▶ [TO DO]: Filter the entries, keeping every line with the word "this".

▶ [RECORDS SHOWN]:
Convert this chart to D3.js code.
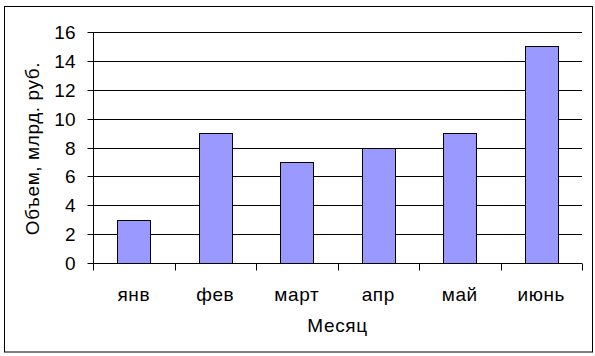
<!DOCTYPE html>
<html>
<head>
<meta charset="utf-8">
<script src="https://cdn.jsdelivr.net/npm/d3@7"></script>
<style>
  body { margin: 0; background: #fff; }
  svg { display: block; font-family: "Liberation Sans", Arial, sans-serif; }
  .axis path, .axis line { stroke: #000; }
  .axis text { fill: #000; font-size: 19px; }
  .axis text.lbl, .title { font-size: 19px; letter-spacing: 0.6px; }
</style>
</head>
<body>
<svg width="595" height="356"></svg>
<script>
// Data
const months = ["янв", "фев", "март", "апр", "май", "июнь"];
const volumes = [3, 9, 7, 8, 9, 15];
const yTicks = [0, 2, 4, 6, 8, 10, 12, 14, 16];

const svg = d3.select("svg"),
    margin = { top: 32, right: 13, bottom: 93, left: 93 },
    width = +svg.attr("width") - margin.left - margin.right,
    height = +svg.attr("height") - margin.top - margin.bottom;

// Outer chart border
svg.append("rect")
    .attr("x", 4.5).attr("y", 6.5)
    .attr("width", 588).attr("height", 345.5)
    .attr("fill", "#fff")
    .attr("stroke", "#000")
    .attr("stroke-width", 1);

const g = svg.append("g").attr("transform", `translate(${margin.left},${margin.top})`);

const x = d3.scaleBand()
    .domain(months)
    .range([0, width])
    .paddingInner(0.6)
    .paddingOuter(0.3);

// Category band (no padding) for the tick marks between categories
const xCat = d3.scaleBand().domain(months).range([0, width]);

const y = d3.scaleLinear()
    .domain([0, 16])
    .range([height, 0]);

// Gridlines
g.append("g")
    .selectAll("line")
    .data(yTicks.filter(d => d > 0))
    .enter().append("line")
    .attr("x1", 0)
    .attr("x2", width)
    .attr("y1", d => Math.round(y(d)) + 0.5)
    .attr("y2", d => Math.round(y(d)) + 0.5)
    .attr("stroke", "#000");

// Bars
g.selectAll(".bar")
    .data(months)
    .enter().append("rect")
    .attr("class", "bar")
    .attr("x", d => Math.round(x(d)) + 0.5)
    .attr("y", (d, i) => Math.round(y(volumes[i])) + 0.5)
    .attr("width", Math.round(x.bandwidth()))
    .attr("height", (d, i) => Math.round(y(0)) - Math.round(y(volumes[i])))
    .attr("fill", "#9999FF")
    .attr("stroke", "#000");

// Y axis
const yAxis = g.append("g")
    .attr("class", "axis")
    .attr("transform", "translate(0.5,0)")
    .call(d3.axisLeft(y).tickValues(yTicks).tickSize(6).tickPadding(12));
yAxis.selectAll(".tick").attr("transform", d => `translate(0,${Math.round(y(d)) + 0.5})`);
yAxis.select(".domain").attr("d", `M0,0.5V${Math.round(height) + 0.5}`);

// X axis with ticks at category boundaries
const xAxis = g.append("g")
    .attr("class", "axis")
    .attr("transform", `translate(0,${Math.round(height) + 0.5})`);
xAxis.append("line")
    .attr("x1", 0).attr("x2", width)
    .attr("stroke", "#000");
xAxis.selectAll(".bound")
    .data(d3.range(months.length + 1))
    .enter().append("line")
    .attr("x1", i => Math.round(i * xCat.step()) + 0.5)
    .attr("x2", i => Math.round(i * xCat.step()) + 0.5)
    .attr("y1", 0).attr("y2", 7)
    .attr("stroke", "#000");
xAxis.selectAll(".lbl")
    .data(months)
    .enter().append("text")
    .attr("class", "lbl")
    .attr("x", d => xCat(d) + xCat.bandwidth() / 2)
    .attr("y", 37)
    .attr("text-anchor", "middle")
    .text(d => d);

// Axis titles
svg.append("text")
    .attr("class", "title")
    .attr("x", margin.left + width / 2)
    .attr("y", 332)
    .attr("text-anchor", "middle")
    .text("Месяц");

svg.append("text")
    .attr("class", "title")
    .attr("transform", `translate(39,${margin.top + height / 2 + 1}) rotate(-90)`)
    .attr("text-anchor", "middle")
    .text("Объем, млрд. руб.");
</script>
</body>
</html>
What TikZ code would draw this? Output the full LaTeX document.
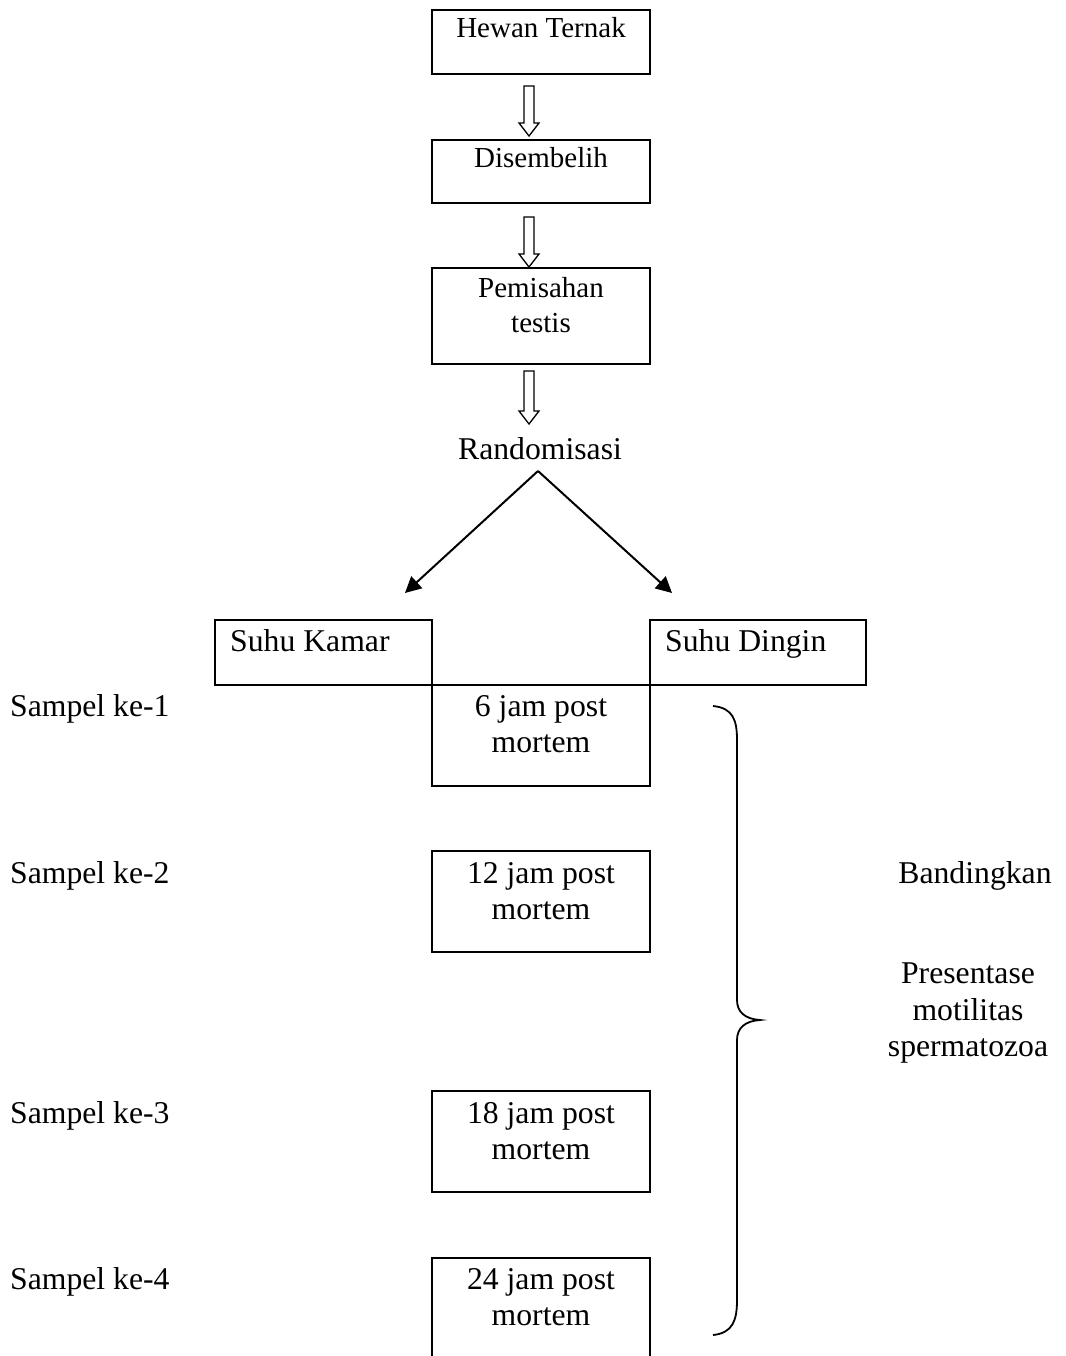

▶ [RESPONSE]:
Convert this chart to D3.js code.
What TikZ code would draw this? Output the full LaTeX document.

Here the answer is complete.